Saturday, January 31, 2015

Coming home!

So I am back in my home, back in my bed, and it feels pretty good. Everyone keeps warning me about the 'post travel depression' that will seep in, but I've decided I wont have any of that. Its surprisingly good to be home, in my own space, surrounded by the books and life I have acquired here. I can not put into words how good it felt to sleep in my own sheets last night.  I'm so excited to see all my friends and have started planning a little belated birthday party where we can all drink wine under the stars, and I will bake a lot of cakes.

So here is the thing about travelling that I learnt. Its sort of the same as not traveling. I mean you see new things and meet new people, and eat a lot more food, and shop a  lot more, but in a lot of ways its similar. I guess I expected to go overseas and feel different. The thing is though, I just felt like myself, but somewhere else. I drank some good wine, I bought some pretty dresses, I ate some amazing food, I went on date, and I saw beautiful things, all of which I do at home as well. Im not saying in anyway that traveling is not worthwhile. I feel like the experience stretched me in a lot of ways, and being on my own two feet in a new place was challenging at times. The whole experience simply cemented within me a stronger sense of self which I already was quite suspicious that I had.

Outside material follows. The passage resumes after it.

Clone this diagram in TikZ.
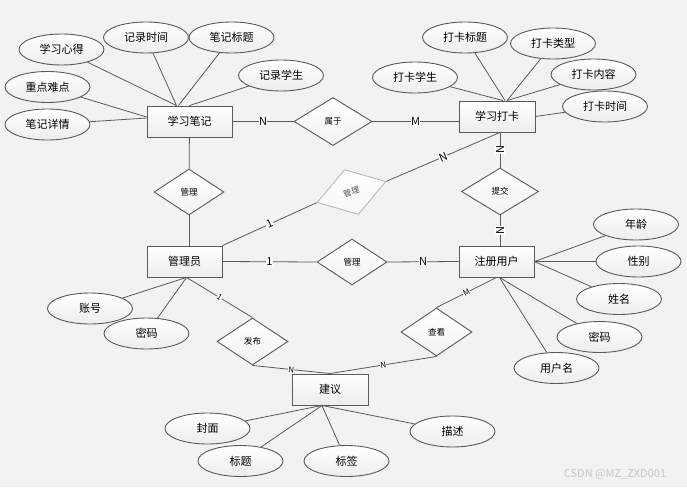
\documentclass[tikz,border=0pt]{standalone}
\usepackage{fontspec}
\setmainfont{Noto Sans CJK SC}
\usepackage{xcolor}
\usetikzlibrary{positioning, shapes.geometric, calc}

\definecolor{bgcol}{HTML}{F2F2F2}
\definecolor{linecol}{HTML}{5A5A5A}

\tikzset{
    entity/.style={rectangle, draw=linecol, line width=0.9pt, top color=white, bottom color=black!7,
        minimum width=76pt, minimum height=31pt, font=\fontsize{11}{13}\selectfont},
    attr/.style={ellipse, draw=linecol, line width=0.9pt, top color=white, bottom color=black!7,
        minimum width=85pt, minimum height=31pt, inner sep=0pt, font=\fontsize{11}{13}\selectfont},
    rel/.style={diamond, draw=linecol, line width=0.9pt, top color=white, bottom color=black!5,
        minimum width=72pt, minimum height=47pt, inner sep=0pt, font=\fontsize{8.5}{10}\selectfont},
    card/.style={fill=white, inner sep=0.5pt, font=\fontsize{11}{12}\selectfont},
    smallcard/.style={fill=white, inner sep=0.3pt, font=\fontsize{8}{9}\selectfont},
    link/.style={draw=linecol, line width=0.8pt}
}

\begin{document}
\begin{tikzpicture}[x=1pt, y=-1pt]
            % Define the background
            \fill[bgcol] (0,0) rectangle (687,487);
            \useasboundingbox (0,0) rectangle (687,487);

            % Define the entities
            \node[entity, minimum width=85pt] (xxbj) at (189.5,121.5) {学习笔记};
            \node[entity] (xxdk) at (497,116.5) {学习打卡};
            \node[entity, minimum width=75pt] (gly) at (184.5,261.5) {管理员};
            \node[entity, minimum width=75pt] (zcyh) at (496.5,261.5) {注册用户};
            \node[entity] (jy) at (330,389.5) {建议};

            % Define the relations
            \node[rel, minimum width=78pt, minimum height=48pt] (sy) at (333,121.5) {属于};
            \node[rel, minimum width=70pt, minimum height=46pt] (gl1) at (189,192) {管理};
            \node[rel, rotate=17, draw=black!28, text=black!70, bottom color=black!3,
                font=\fontsize{8}{9}\selectfont] (gl2) at (351.5,192) {管理};
            \node[rel, minimum width=70pt, minimum height=46pt] (gl3) at (352,262) {管理};
            \node[rel, minimum width=77pt] (tj) at (500,191.5) {提交};
            \node[rel, minimum width=71pt] (fb) at (252.5,341.5) {发布};
            \node[rel, minimum width=71pt, minimum height=48pt] (ck) at (436.5,332) {查看};

            % Define the attributes of 学习笔记
            \node[attr] (a1) at (61.5,49.5) {学习心得};
            \node[attr] (a2) at (146,37.5) {记录时间};
            \node[attr] (a3) at (231.5,37.5) {笔记标题};
            \node[attr] (a4) at (281,75.5) {记录学生};
            \node[attr] (a5) at (47.5,87) {重点难点};
            \node[attr] (a6) at (47.5,124.5) {笔记详情};

            % Define the attributes of 学习打卡
            \node[attr] (b1) at (465,37.5) {打卡标题};
            \node[attr] (b2) at (553,43.5) {打卡类型};
            \node[attr] (b3) at (415,77.5) {打卡学生};
            \node[attr] (b4) at (593.5,74.5) {打卡内容};
            \node[attr] (b5) at (605,106.5) {打卡时间};

            % Define the attributes of 注册用户
            \node[attr] (c1) at (636,224.5) {年龄};
            \node[attr] (c2) at (638.5,261.5) {性别};
            \node[attr] (c3) at (619,299) {姓名};
            \node[attr] (c4) at (599.5,337) {密码};
            \node[attr] (c5) at (556.5,368) {用户名};

            % Define the attributes of 管理员
            \node[attr] (d1) at (90,308.5) {账号};
            \node[attr] (d2) at (146.5,333.5) {密码};

            % Define the attributes of 建议
            \node[attr] (e1) at (207.5,428.5) {封面};
            \node[attr] (e2) at (240.5,461) {标题};
            \node[attr] (e3) at (346.5,461) {标签};
            \node[attr] (e4) at (452.5,431.5) {描述};

            % Draw the attribute links
            \draw[link] (a1) -- ([xshift=-13pt]xxbj.north);
            \draw[link] (a2) -- ([xshift=-13pt]xxbj.north);
            \draw[link] (a3) -- ([xshift=-11pt]xxbj.north);
            \draw[link] (a4) -- (xxbj.north);
            \draw[link] (a5) -- ([yshift=4.5pt]xxbj.west);
            \draw[link] (a6) -- ([yshift=3.5pt]xxbj.west);

            \draw[link] (b1) -- ([xshift=8pt]xxdk.north);
            \draw[link] (b2) -- ([xshift=10pt]xxdk.north);
            \draw[link] (b3) -- ([xshift=6pt]xxdk.north);
            \draw[link] (b4) -- ([xshift=10pt]xxdk.north);
            \draw[link] (b5) -- (xxdk.east);

            \draw[link] (c1) -- (zcyh.east);
            \draw[link] (c2) -- (zcyh.east);
            \draw[link] (c3) -- (zcyh.east);
            \draw[link] (c4) -- ([xshift=3pt]zcyh.south);
            \draw[link] (c5) -- ([xshift=3pt]zcyh.south);

            \draw[link] (d1) -- ([xshift=2pt]gly.south);
            \draw[link] (d2) -- ([xshift=2pt]gly.south);

            \draw[link] (e1) -- ([xshift=-8pt]jy.south);
            \draw[link] (e2) -- ([xshift=-8pt]jy.south);
            \draw[link] (e3) -- ([xshift=-8pt]jy.south);
            \draw[link] (e4) -- ([xshift=-8pt]jy.south);

            % Draw the relation links
            \draw[link] (xxbj.east) -- (sy.west) node[card, midway] {N};
            \draw[link] (sy.east) -- (sy.east -| xxdk.west) node[card, midway] {M};
            \draw[link] (xxbj) -- (gl1);
            \draw[link] (gl1.south) -- (gl1.south |- gly.north);
            \draw[link] (gly.north east) -- (gl2.west) node[card, midway, sloped] {1};
            \draw[link] (gl2.east) -- ([xshift=3pt]xxdk.south) node[card, midway, sloped] {N};
            \draw[link] (tj.north) -- (tj.north |- xxdk.south) node[card, midway, rotate=90] {N};
            \draw[link] (tj.south) -- (tj.south |- zcyh.north) node[card, midway, rotate=90] {N};
            \draw[link] (gly.east) -- (gl3.west) node[card, midway] {1};
            \draw[link] (gl3.east) -- (zcyh.west) node[card, midway] {N};
            \draw[link] ([xshift=2pt]gly.south) -- (fb.north) node[smallcard, midway, sloped] {1};
            \draw[link] (fb.south) -- (jy.north) node[smallcard, midway, sloped] {N};
            \draw[link] (zcyh.south) -- (ck.north) node[smallcard, midway, sloped] {M};
            \draw[link] (ck.south) -- (jy.north) node[smallcard, midway, sloped] {N};

            % Draw the watermark
            \node[text=black!22, font=\fontsize{11}{13}\selectfont] (mark) at (615,474) {CSDN @MZ\_ZXD001};

        \end{tikzpicture}
\end{document}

As much as there were so many things I was excited for in Europe, Im also excited for a lot of things here. I cant wait to see all my friends, those wonderful people who keep me sane and love me even when I don't act sane. I cant wait to go back to yoga, and stretch out some of the knots I have in my back from sleeping on bad beds and lugging around that heavy case I brought home, stuffed full of new clothes. I cant wait to start uni. Going to Burgundy made me so excited to get back to study. Seeing all those beautiful vineyards stirred up something in me, that felt very similar to the excitement I felt when I first became a chef. I remember that feeling of wanting so badly to be part of the cooking world. To work long hours, put your whole life into food, have tattoos, drink too much coffee, dink to many knock of drinks, get angry, get sad (but never show it), and wear the cuts and scars from the kitchen like medals. Im now excited to feel this about viticulture, but the lifestyle will hopefully be a little different. I cant wait to discuss wine with other people who get excited about it to, to learn about the quality of soil, to work outside, to have dinner parties with other wine makes, to taste, to sip, to write tasting notes, and of course work long vintages. Burgundy made me so keep to start all this.

My trip also inspired me to get back into doing a little meditation. I met a girl in Amsterdam who reminded me of how much I used to enjoy it, and on my twenty fifth birthday I mediated until I felt like I would float off my bed. Im also so excited to ride my bike. I've missed my bike so much. I'm excited to type up the book I wrote while I was overseas. It was such a fun project, and gave my wrestles hands something to do while I sat alone in cafes. Im so glad to have written the last chapter after planning it for two years. Im excited to explore Melbourne more. Before I left I feel like I got a little stale. Work got so busy, and I was tired a lot. I started to feel like I was forgetting how to have a life. I think this year I'd like to work on that a little bit more. Have more dinner parties, paint more, write more, meet more people.....just live a little more.

So that is coming home for me, and none of it, feels depressing.